* START *
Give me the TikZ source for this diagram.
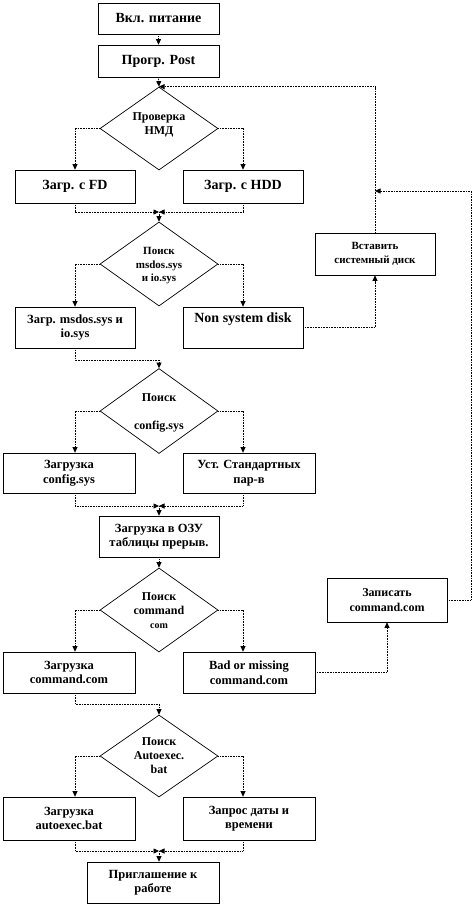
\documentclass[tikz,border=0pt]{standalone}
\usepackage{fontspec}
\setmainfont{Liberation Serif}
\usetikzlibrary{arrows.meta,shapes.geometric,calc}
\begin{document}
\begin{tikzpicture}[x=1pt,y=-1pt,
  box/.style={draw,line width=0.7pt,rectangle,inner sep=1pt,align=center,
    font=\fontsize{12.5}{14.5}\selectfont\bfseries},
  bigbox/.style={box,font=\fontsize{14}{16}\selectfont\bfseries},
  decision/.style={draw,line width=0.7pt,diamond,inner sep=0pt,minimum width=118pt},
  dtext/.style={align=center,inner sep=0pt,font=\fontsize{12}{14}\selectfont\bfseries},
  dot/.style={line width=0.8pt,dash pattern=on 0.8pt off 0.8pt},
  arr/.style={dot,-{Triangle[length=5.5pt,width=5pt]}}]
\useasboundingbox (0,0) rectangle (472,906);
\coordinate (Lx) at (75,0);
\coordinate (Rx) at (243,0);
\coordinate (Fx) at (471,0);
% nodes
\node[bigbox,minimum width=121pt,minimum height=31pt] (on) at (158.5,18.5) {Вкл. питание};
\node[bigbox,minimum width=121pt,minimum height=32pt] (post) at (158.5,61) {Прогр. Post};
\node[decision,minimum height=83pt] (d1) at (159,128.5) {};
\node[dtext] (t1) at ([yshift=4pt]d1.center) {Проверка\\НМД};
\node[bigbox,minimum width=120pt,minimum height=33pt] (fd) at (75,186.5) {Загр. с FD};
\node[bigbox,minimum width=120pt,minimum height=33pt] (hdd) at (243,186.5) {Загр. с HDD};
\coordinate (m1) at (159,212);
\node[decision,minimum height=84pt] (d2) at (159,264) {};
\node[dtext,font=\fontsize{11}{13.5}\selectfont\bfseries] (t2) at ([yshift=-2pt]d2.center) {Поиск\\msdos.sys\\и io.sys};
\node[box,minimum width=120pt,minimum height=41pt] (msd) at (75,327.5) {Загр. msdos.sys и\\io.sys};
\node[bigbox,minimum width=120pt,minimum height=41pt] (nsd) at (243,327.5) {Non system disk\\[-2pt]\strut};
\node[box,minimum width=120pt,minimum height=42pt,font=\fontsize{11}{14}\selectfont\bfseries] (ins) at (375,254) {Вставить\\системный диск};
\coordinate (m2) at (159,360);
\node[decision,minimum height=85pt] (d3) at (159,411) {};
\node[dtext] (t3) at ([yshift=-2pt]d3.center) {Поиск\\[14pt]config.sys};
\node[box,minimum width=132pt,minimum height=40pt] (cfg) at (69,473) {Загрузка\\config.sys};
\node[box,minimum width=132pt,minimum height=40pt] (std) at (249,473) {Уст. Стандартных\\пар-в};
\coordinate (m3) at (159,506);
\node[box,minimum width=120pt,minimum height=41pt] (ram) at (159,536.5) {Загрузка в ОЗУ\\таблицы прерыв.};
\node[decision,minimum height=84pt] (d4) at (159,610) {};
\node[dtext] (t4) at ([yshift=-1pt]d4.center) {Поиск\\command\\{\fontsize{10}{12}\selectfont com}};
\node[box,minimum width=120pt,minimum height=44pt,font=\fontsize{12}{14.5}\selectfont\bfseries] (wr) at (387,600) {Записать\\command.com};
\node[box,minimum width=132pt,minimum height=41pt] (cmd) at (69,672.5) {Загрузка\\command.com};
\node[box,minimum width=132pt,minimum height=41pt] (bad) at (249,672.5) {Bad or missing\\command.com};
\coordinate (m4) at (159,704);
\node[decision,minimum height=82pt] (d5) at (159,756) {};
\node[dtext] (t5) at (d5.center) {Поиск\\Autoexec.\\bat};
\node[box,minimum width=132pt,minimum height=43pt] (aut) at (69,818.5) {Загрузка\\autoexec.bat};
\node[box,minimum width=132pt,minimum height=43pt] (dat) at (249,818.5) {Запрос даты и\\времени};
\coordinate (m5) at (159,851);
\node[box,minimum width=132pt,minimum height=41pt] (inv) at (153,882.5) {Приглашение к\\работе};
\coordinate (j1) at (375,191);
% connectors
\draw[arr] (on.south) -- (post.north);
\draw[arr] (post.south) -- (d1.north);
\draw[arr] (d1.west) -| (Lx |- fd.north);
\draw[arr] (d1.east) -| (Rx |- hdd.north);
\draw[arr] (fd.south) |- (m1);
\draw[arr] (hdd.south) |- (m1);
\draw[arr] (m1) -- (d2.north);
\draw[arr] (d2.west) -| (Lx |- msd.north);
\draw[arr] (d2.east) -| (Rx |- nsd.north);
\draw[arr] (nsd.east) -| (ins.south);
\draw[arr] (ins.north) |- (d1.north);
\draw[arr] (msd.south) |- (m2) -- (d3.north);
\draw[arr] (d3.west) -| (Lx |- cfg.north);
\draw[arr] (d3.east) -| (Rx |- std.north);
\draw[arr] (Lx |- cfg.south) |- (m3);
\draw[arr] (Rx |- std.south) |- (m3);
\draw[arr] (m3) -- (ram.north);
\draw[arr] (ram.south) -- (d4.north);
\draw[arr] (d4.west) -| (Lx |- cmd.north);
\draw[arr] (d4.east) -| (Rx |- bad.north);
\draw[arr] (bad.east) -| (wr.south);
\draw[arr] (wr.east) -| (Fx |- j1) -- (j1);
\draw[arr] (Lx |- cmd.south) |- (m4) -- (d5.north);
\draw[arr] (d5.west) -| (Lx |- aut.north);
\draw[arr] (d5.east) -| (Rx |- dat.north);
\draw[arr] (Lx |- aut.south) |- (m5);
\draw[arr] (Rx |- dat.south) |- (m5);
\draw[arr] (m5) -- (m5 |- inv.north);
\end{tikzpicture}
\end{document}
* END *
Work instructions :: Reproduce the full listing faithfully, but do not carry over any pictures.

Task answer ::
Give me the TikZ source for this diagram.
\documentclass[tikz,border=0pt]{standalone}
\usepackage{fontspec}
\setmainfont{Liberation Serif}
\usetikzlibrary{arrows.meta,shapes.geometric,calc}
\begin{document}
\begin{tikzpicture}[x=1pt,y=-1pt,
  box/.style={draw,line width=0.7pt,rectangle,inner sep=1pt,align=center,
    font=\fontsize{12.5}{14.5}\selectfont\bfseries},
  bigbox/.style={box,font=\fontsize{14}{16}\selectfont\bfseries},
  decision/.style={draw,line width=0.7pt,diamond,inner sep=0pt,minimum width=118pt},
  dtext/.style={align=center,inner sep=0pt,font=\fontsize{12}{14}\selectfont\bfseries},
  dot/.style={line width=0.8pt,dash pattern=on 0.8pt off 0.8pt},
  arr/.style={dot,-{Triangle[length=5.5pt,width=5pt]}}]
\useasboundingbox (0,0) rectangle (472,906);
\coordinate (Lx) at (75,0);
\coordinate (Rx) at (243,0);
\coordinate (Fx) at (471,0);
% nodes
\node[bigbox,minimum width=121pt,minimum height=31pt] (on) at (158.5,18.5) {Вкл. питание};
\node[bigbox,minimum width=121pt,minimum height=32pt] (post) at (158.5,61) {Прогр. Post};
\node[decision,minimum height=83pt] (d1) at (159,128.5) {};
\node[dtext] (t1) at ([yshift=4pt]d1.center) {Проверка\\НМД};
\node[bigbox,minimum width=120pt,minimum height=33pt] (fd) at (75,186.5) {Загр. с FD};
\node[bigbox,minimum width=120pt,minimum height=33pt] (hdd) at (243,186.5) {Загр. с HDD};
\coordinate (m1) at (159,212);
\node[decision,minimum height=84pt] (d2) at (159,264) {};
\node[dtext,font=\fontsize{11}{13.5}\selectfont\bfseries] (t2) at ([yshift=-2pt]d2.center) {Поиск\\msdos.sys\\и io.sys};
\node[box,minimum width=120pt,minimum height=41pt] (msd) at (75,327.5) {Загр. msdos.sys и\\io.sys};
\node[bigbox,minimum width=120pt,minimum height=41pt] (nsd) at (243,327.5) {Non system disk\\[-2pt]\strut};
\node[box,minimum width=120pt,minimum height=42pt,font=\fontsize{11}{14}\selectfont\bfseries] (ins) at (375,254) {Вставить\\системный диск};
\coordinate (m2) at (159,360);
\node[decision,minimum height=85pt] (d3) at (159,411) {};
\node[dtext] (t3) at ([yshift=-2pt]d3.center) {Поиск\\[14pt]config.sys};
\node[box,minimum width=132pt,minimum height=40pt] (cfg) at (69,473) {Загрузка\\config.sys};
\node[box,minimum width=132pt,minimum height=40pt] (std) at (249,473) {Уст. Стандартных\\пар-в};
\coordinate (m3) at (159,506);
\node[box,minimum width=120pt,minimum height=41pt] (ram) at (159,536.5) {Загрузка в ОЗУ\\таблицы прерыв.};
\node[decision,minimum height=84pt] (d4) at (159,610) {};
\node[dtext] (t4) at ([yshift=-1pt]d4.center) {Поиск\\command\\{\fontsize{10}{12}\selectfont com}};
\node[box,minimum width=120pt,minimum height=44pt,font=\fontsize{12}{14.5}\selectfont\bfseries] (wr) at (387,600) {Записать\\command.com};
\node[box,minimum width=132pt,minimum height=41pt] (cmd) at (69,672.5) {Загрузка\\command.com};
\node[box,minimum width=132pt,minimum height=41pt] (bad) at (249,672.5) {Bad or missing\\command.com};
\coordinate (m4) at (159,704);
\node[decision,minimum height=82pt] (d5) at (159,756) {};
\node[dtext] (t5) at (d5.center) {Поиск\\Autoexec.\\bat};
\node[box,minimum width=132pt,minimum height=43pt] (aut) at (69,818.5) {Загрузка\\autoexec.bat};
\node[box,minimum width=132pt,minimum height=43pt] (dat) at (249,818.5) {Запрос даты и\\времени};
\coordinate (m5) at (159,851);
\node[box,minimum width=132pt,minimum height=41pt] (inv) at (153,882.5) {Приглашение к\\работе};
\coordinate (j1) at (375,191);
% connectors
\draw[arr] (on.south) -- (post.north);
\draw[arr] (post.south) -- (d1.north);
\draw[arr] (d1.west) -| (Lx |- fd.north);
\draw[arr] (d1.east) -| (Rx |- hdd.north);
\draw[arr] (fd.south) |- (m1);
\draw[arr] (hdd.south) |- (m1);
\draw[arr] (m1) -- (d2.north);
\draw[arr] (d2.west) -| (Lx |- msd.north);
\draw[arr] (d2.east) -| (Rx |- nsd.north);
\draw[arr] (nsd.east) -| (ins.south);
\draw[arr] (ins.north) |- (d1.north);
\draw[arr] (msd.south) |- (m2) -- (d3.north);
\draw[arr] (d3.west) -| (Lx |- cfg.north);
\draw[arr] (d3.east) -| (Rx |- std.north);
\draw[arr] (Lx |- cfg.south) |- (m3);
\draw[arr] (Rx |- std.south) |- (m3);
\draw[arr] (m3) -- (ram.north);
\draw[arr] (ram.south) -- (d4.north);
\draw[arr] (d4.west) -| (Lx |- cmd.north);
\draw[arr] (d4.east) -| (Rx |- bad.north);
\draw[arr] (bad.east) -| (wr.south);
\draw[arr] (wr.east) -| (Fx |- j1) -- (j1);
\draw[arr] (Lx |- cmd.south) |- (m4) -- (d5.north);
\draw[arr] (d5.west) -| (Lx |- aut.north);
\draw[arr] (d5.east) -| (Rx |- dat.north);
\draw[arr] (Lx |- aut.south) |- (m5);
\draw[arr] (Rx |- dat.south) |- (m5);
\draw[arr] (m5) -- (m5 |- inv.north);
\end{tikzpicture}
\end{document}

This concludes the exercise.